Jun 10, 2008
Dizzying reporting and accounting update for NIRI’s big annual conference
SAN DIEGO -- FASB chairman Bob Herz teasingly told IROs convened for NIRI’s 2008 annual conference yesterday to ‘buckle their seatbelts’ for his headline address on ‘the next chapter’ in the world of financial reporting and accounting. But he actually did have quite a bit of riveting news for them to contemplate.
His remarks focused on accounting convergence as many more of the world’s major economies move to international financial reporting standards (IFRS). Herz said IFRS is coming for US companies, probably within three to five years. What’s more, standard-setters aren’t in favor of a lengthy adjustment period. ‘It will be a swift change to IFRS,’ he said. ‘[Having a choice between US GAAP and IFRS] might be an interim step, but it creates a two-language reporting regime.’
Policymakers are holding a key meeting in New York next week to work on a blueprint for how IFRS adoption would work here. Investor groups as well as representatives of the corporate world will be represented.
Herz also addressed the controversy over mark-to-market accounting which has been rough on more than a few corporate balance sheets since FAS 157, a new accounting standard, went into effect in late 2007. He acknowledged that it is ‘often difficult’ to put market prices on assets, particularly in a credit crisis, and that disclosure ‘may involve some ranges.’ But he said he supports expanded use of fair value. ‘All surveys of investors say there ought to be more fair value accounting, not less fair value,’ Herz said.
SEC corporation finance director John White followed Herz with a similarly newsy address. He said he was encouraged by a NIRI survey noting that large numbers of companies were looking at adopting e-proxy as a way to disseminate investor documents. But he acknowledged that so far it hadn’t been trouble free.
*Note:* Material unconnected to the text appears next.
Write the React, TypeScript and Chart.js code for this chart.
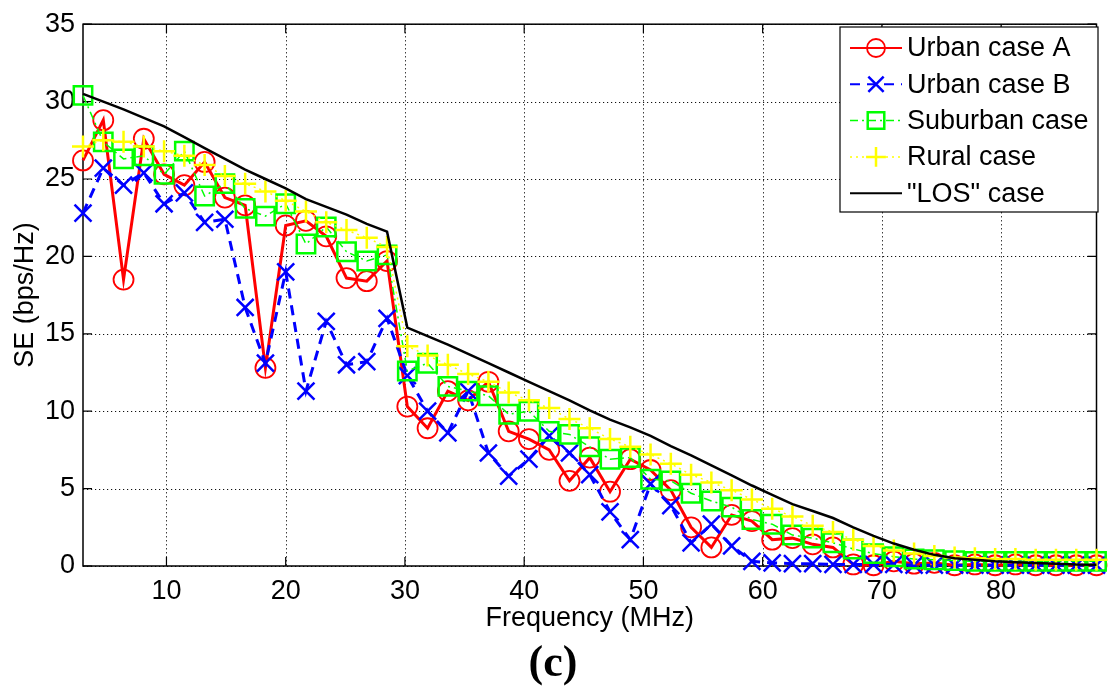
import React, { useEffect, useRef } from 'react';
import { Chart, registerables } from 'chart.js';

Chart.register(...registerables);

// ---------- data ----------
const freqMHz = [3, 4.7, 6.4, 8.1, 9.8, 11.5, 13.2, 14.9, 16.6, 18.3, 20, 21.7, 23.4, 25.1, 26.8, 28.5, 30.2, 31.9, 33.6, 35.3, 37, 38.7, 40.4, 42.1, 43.8, 45.5, 47.2, 48.9, 50.6, 52.3, 54, 55.7, 57.4, 59.1, 60.8, 62.5, 64.2, 65.9, 67.6, 69.3, 71, 72.7, 74.4, 76.1, 77.8, 79.5, 81.2, 82.9, 84.6, 86.3, 88];

const urbanA = [26.2, 28.8, 18.5, 27.6, 25.3, 24.6, 26.1, 23.8, 23.3, 12.8, 22.0, 22.3, 21.3, 18.6, 18.4, 19.7, 10.3, 8.9, 11.3, 10.7, 11.9, 8.7, 8.2, 7.5, 5.5, 7.0, 4.8, 6.9, 6.2, 4.9, 2.5, 1.2, 3.3, 2.9, 1.7, 1.8, 1.4, 1.2, 0.1, 0.05, 0.3, 0.15, 0.2, 0.05, 0.1, 0.05, 0.1, 0.05, 0.05, 0.05, 0.05];

const urbanB = [22.8, 25.7, 24.6, 25.4, 23.4, 24.1, 22.2, 22.4, 16.7, 13.1, 19.0, 11.3, 15.8, 13.0, 13.2, 16.0, 12.3, 10.0, 8.6, 11.3, 7.3, 5.8, 6.9, 8.4, 7.3, 5.9, 3.5, 1.7, 5.3, 3.9, 1.5, 2.7, 1.3, 0.3, 0.2, 0.15, 0.15, 0.1, 0.1, 0.1, 0.1, 0.05, 0.05, 0.05, 0.05, 0.05, 0.05, 0.05, 0.05, 0.05, 0.05];

const suburban = [30.4, 27.4, 26.3, 26.5, 25.3, 26.8, 23.9, 24.7, 23.1, 22.6, 23.4, 20.8, 21.9, 20.3, 19.7, 20.1, 12.6, 13.1, 11.6, 11.3, 11.0, 9.8, 10.0, 8.7, 8.5, 7.7, 6.9, 7.0, 5.6, 5.5, 4.7, 4.2, 3.8, 3.0, 2.7, 2.0, 1.8, 1.5, 1.1, 0.8, 0.6, 0.45, 0.4, 0.35, 0.3, 0.3, 0.3, 0.3, 0.3, 0.3, 0.3];

const rural = [27.1, 27.5, 27.4, 27.1, 26.8, 26.5, 25.9, 25.2, 24.7, 24.2, 23.6, 22.9, 22.2, 21.7, 21.2, 20.6, 14.2, 13.6, 13.0, 12.4, 11.9, 11.2, 10.7, 10.2, 9.5, 8.9, 8.2, 7.7, 7.2, 6.6, 5.9, 5.4, 4.9, 4.3, 3.7, 3.2, 2.6, 2.2, 1.7, 1.3, 1.0, 0.8, 0.65, 0.55, 0.5, 0.45, 0.45, 0.4, 0.4, 0.4, 0.4];

const los = [30.5, 30.0, 29.5, 28.95, 28.4, 27.7, 27.0, 26.3, 25.6, 25.0, 24.4, 23.7, 23.2, 22.7, 22.1, 21.6, 15.4, 14.85, 14.3, 13.7, 13.1, 12.5, 11.9, 11.3, 10.7, 10.05, 9.45, 8.95, 8.4, 7.75, 7.15, 6.5, 5.85, 5.2, 4.6, 4.0, 3.55, 3.1, 2.5, 1.95, 1.45, 1.05, 0.72, 0.5, 0.4, 0.3, 0.25, 0.2, 0.15, 0.1, 0.08];

const seriesLabels = ['Urban case A', 'Urban case B', 'Suburban case', 'Rural case', '"LOS" case'];
const xTickValues = [10, 20, 30, 40, 50, 60, 70, 80];
const yTickValues = [0, 5, 10, 15, 20, 25, 30, 35];
const xMin = 3;
const xMax = 88;
const yMin = 0;
const yMax = 35;
const yStep = 5;
const xTitle = 'Frequency (MHz)';
const yTitle = 'SE (bps/Hz)';
const caption = '(c)';

const SANS = '"Liberation Sans", Arial, Helvetica, sans-serif';
const SERIF = '"Liberation Serif", "Times New Roman", serif';

const toPoints = (ys: number[]) => ys.map((y, i) => ({ x: freqMHz[i], y }));

function drawMarker(ctx: CanvasRenderingContext2D, style: string, x: number, y: number, r: number) {
  ctx.beginPath();
  if (style === 'circle') {
    ctx.arc(x, y, r, 0, Math.PI * 2);
  } else if (style === 'rect') {
    const h = Math.SQRT1_2 * r;
    ctx.rect(x - h, y - h, 2 * h, 2 * h);
  } else if (style === 'crossRot') {
    const d = Math.SQRT1_2 * r;
    ctx.moveTo(x - d, y - d);
    ctx.lineTo(x + d, y + d);
    ctx.moveTo(x - d, y + d);
    ctx.lineTo(x + d, y - d);
  } else if (style === 'cross') {
    ctx.moveTo(x - r, y);
    ctx.lineTo(x + r, y);
    ctx.moveTo(x, y - r);
    ctx.lineTo(x, y + r);
  }
  ctx.stroke();
}

const boxPlugin = {
  id: 'matlabBox',
  beforeDatasetsDraw(chart: any) {
    const { ctx, chartArea: a, scales } = chart;
    ctx.save();
    // dotted grid
    ctx.strokeStyle = '#111';
    ctx.lineWidth = 1;
    ctx.setLineDash([1.2, 2.8]);
    ctx.beginPath();
    xTickValues.forEach((v) => {
      const px = Math.round(scales.x.getPixelForValue(v)) + 0.5;
      ctx.moveTo(px, a.top);
      ctx.lineTo(px, a.bottom);
    });
    yTickValues.forEach((v) => {
      const py = Math.round(scales.y.getPixelForValue(v)) + 0.5;
      ctx.moveTo(a.left, py);
      ctx.lineTo(a.right, py);
    });
    ctx.stroke();
    ctx.setLineDash([]);
    // box
    ctx.strokeStyle = '#000';
    ctx.lineWidth = 1.5;
    ctx.strokeRect(a.left, a.top, a.right - a.left, a.bottom - a.top);
    // inward ticks
    const tl = 9;
    ctx.lineWidth = 1.2;
    ctx.beginPath();
    xTickValues.forEach((v) => {
      const px = scales.x.getPixelForValue(v);
      ctx.moveTo(px, a.bottom);
      ctx.lineTo(px, a.bottom - tl);
      ctx.moveTo(px, a.top);
      ctx.lineTo(px, a.top + tl);
    });
    yTickValues.forEach((v) => {
      const py = scales.y.getPixelForValue(v);
      ctx.moveTo(a.left, py);
      ctx.lineTo(a.left + tl, py);
      ctx.moveTo(a.right, py);
      ctx.lineTo(a.right - tl, py);
    });
    ctx.stroke();
    ctx.restore();
  },
};

const legendPlugin = {
  id: 'insideLegend',
  afterDraw(chart: any) {
    const { ctx } = chart;
    const sets = [...chart.data.datasets].sort((p: any, q: any) => p.legendIndex - q.legendIndex);
    const bx = 840, by = 27, bw = 258, bh = 185;
    ctx.save();
    ctx.fillStyle = '#fff';
    ctx.fillRect(bx, by, bw, bh);
    ctx.strokeStyle = '#000';
    ctx.lineWidth = 1.2;
    ctx.setLineDash([]);
    ctx.strokeRect(bx, by, bw, bh);
    ctx.font = `27px ${SANS}`;
    ctx.textBaseline = 'middle';
    ctx.textAlign = 'left';
    sets.forEach((ds: any, k: number) => {
      const cy = 48 + k * 36.3;
      ctx.strokeStyle = ds.borderColor;
      ctx.lineWidth = Math.min(ds.borderWidth, 2);
      ctx.setLineDash(ds.legendDash || []);
      ctx.beginPath();
      ctx.moveTo(850, cy);
      ctx.lineTo(902, cy);
      ctx.stroke();
      ctx.setLineDash([]);
      if (ds.pointRadius > 0) {
        ctx.lineWidth = ds.pointBorderWidth;
        drawMarker(ctx, ds.pointStyle, 876, cy, ds.pointRadius * 0.9);
      }
      ctx.fillStyle = '#000';
      ctx.fillText(ds.label, 907, cy + 1);
    });
    ctx.restore();
  },
};

export default function App() {
  const ref = useRef<HTMLCanvasElement | null>(null);

  useEffect(() => {
    document.body.style.margin = '0';
    const canvas = ref.current;
    if (!canvas) return;
    const common = { fill: false, clip: false as any, tension: 0, pointBackgroundColor: 'rgba(0,0,0,0)', pointHoverRadius: 0 };
    const chart = new Chart(canvas, {
      type: 'line',
      data: {
        datasets: [
          {
            ...common,
            label: seriesLabels[4],
            legendIndex: 4,
            data: toPoints(los),
            borderColor: '#000000',
            borderWidth: 2.5,
            pointRadius: 0,
            order: 1,
          } as any,
          {
            ...common,
            label: seriesLabels[3],
            legendIndex: 3,
            data: toPoints(rural),
            borderColor: '#ffff00',
            pointBorderColor: '#ffff00',
            borderWidth: 1.5,
            borderDash: [2, 4],
            legendDash: [2, 4],
            pointStyle: 'cross',
            pointRadius: 11,
            pointBorderWidth: 2.5,
            order: 2,
          },
          {
            ...common,
            label: seriesLabels[2],
            legendIndex: 2,
            data: toPoints(suburban),
            borderColor: '#00ff00',
            pointBorderColor: '#00ff00',
            borderWidth: 1.5,
            borderDash: [8, 4, 2, 4],
            legendDash: [8, 4, 2, 4],
            pointStyle: 'rect',
            pointRadius: 13,
            pointBorderWidth: 2.5,
            order: 3,
          },
          {
            ...common,
            label: seriesLabels[1],
            legendIndex: 1,
            data: toPoints(urbanB),
            borderColor: '#0000ff',
            pointBorderColor: '#0000ff',
            borderWidth: 3,
            borderDash: [10, 7],
            legendDash: [10, 7],
            pointStyle: 'crossRot',
            pointRadius: 12,
            pointBorderWidth: 2.5,
            order: 4,
          },
          {
            ...common,
            label: seriesLabels[0],
            legendIndex: 0,
            data: toPoints(urbanA),
            borderColor: '#ff0000',
            pointBorderColor: '#ff0000',
            borderWidth: 3,
            pointStyle: 'circle',
            pointRadius: 10,
            pointBorderWidth: 1.8,
            order: 5,
          },
        ] as any,
      },
      options: {
        responsive: false,
        animation: false,
        devicePixelRatio: 1,
        layout: { padding: { top: 18, right: 6, left: 0, bottom: 0 } },
        plugins: {
          legend: { display: false },
          tooltip: { enabled: false },
          title: {
            display: true,
            position: 'bottom',
            text: caption,
            color: '#000',
            font: { family: SERIF, size: 44, weight: 'bold', lineHeight: 1.1 },
            padding: { top: 2, bottom: 3 },
          },
        },
        scales: {
          x: {
            type: 'linear',
            min: xMin,
            max: xMax,
            afterBuildTicks: (scale: any) => {
              scale.ticks = xTickValues.map((v) => ({ value: v }));
            },
            afterFit: (scale: any) => {
              scale.height = 72.6;
            },
            grid: { display: false, drawTicks: false },
            border: { display: false },
            ticks: {
              color: '#000',
              padding: 9,
              maxRotation: 0,
              autoSkip: false,
              font: { family: SANS, size: 27 },
            },
            title: {
              display: true,
              text: xTitle,
              color: '#000',
              font: { family: SANS, size: 27 },
              padding: { top: 0, bottom: 4 },
            },
          },
          y: {
            type: 'linear',
            min: yMin,
            max: yMax,
            afterBuildTicks: (scale: any) => {
              scale.ticks = yTickValues.map((v) => ({ value: v }));
            },
            afterFit: (scale: any) => {
              scale.width = 83;
            },
            grid: { display: false, drawTicks: false },
            border: { display: false },
            ticks: {
              stepSize: yStep,
              color: '#000',
              padding: 8,
              font: { family: SANS, size: 27 },
            },
            title: {
              display: true,
              text: yTitle,
              color: '#000',
              font: { family: SANS, size: 27 },
              padding: { top: 9, bottom: 0 },
            },
          },
        },
      } as any,
      plugins: [boxPlugin, legendPlugin],
    });
    return () => chart.destroy();
  }, []);

  return (
    <div style={{ position: 'fixed', left: 0, top: 0, width: 1112, height: 692, background: '#fff' }}>
      <canvas ref={ref} width={1112} height={692} style={{ display: 'block', width: 1112, height: 692 }} />
    </div>
  );
}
A particular worry is the drop-off in the retail vote. The SEC is looking at what more can be done with the initial notice of internet access of proxy materials, which smaller investors seem to be missing or not understanding. Companies have asked for permission to send more explanation along with the notice, he said, but that opens up holes: ‘It’s tricky in terms of defining what is educational. It’s an issue we are aware of and studying.’
White, noting how many IR events are now webcast, also said the SEC wants to further encourage the use of corporate websites for investor communications. But he said there’s understandable trepidation since things like employee blogs and third-party hyperlinks pose liability issues.
He promised new guidance on disclosure via corporate websites, which hasn’t been updated since 2000. In this guidance, the SEC will address whether posting disclosure documents on a corporate website satisfies Reg FD. The idea has been a hot one since Sun Microsystems began asking about the appropriateness. White called it ‘a very fair’ question.’
‘A one-size-fits-all approach is not the way you are going to be looking at it. We should be able to come up with some help in this area,’ he said.
NIRI’s annual conference continues through Wednesday, June 11.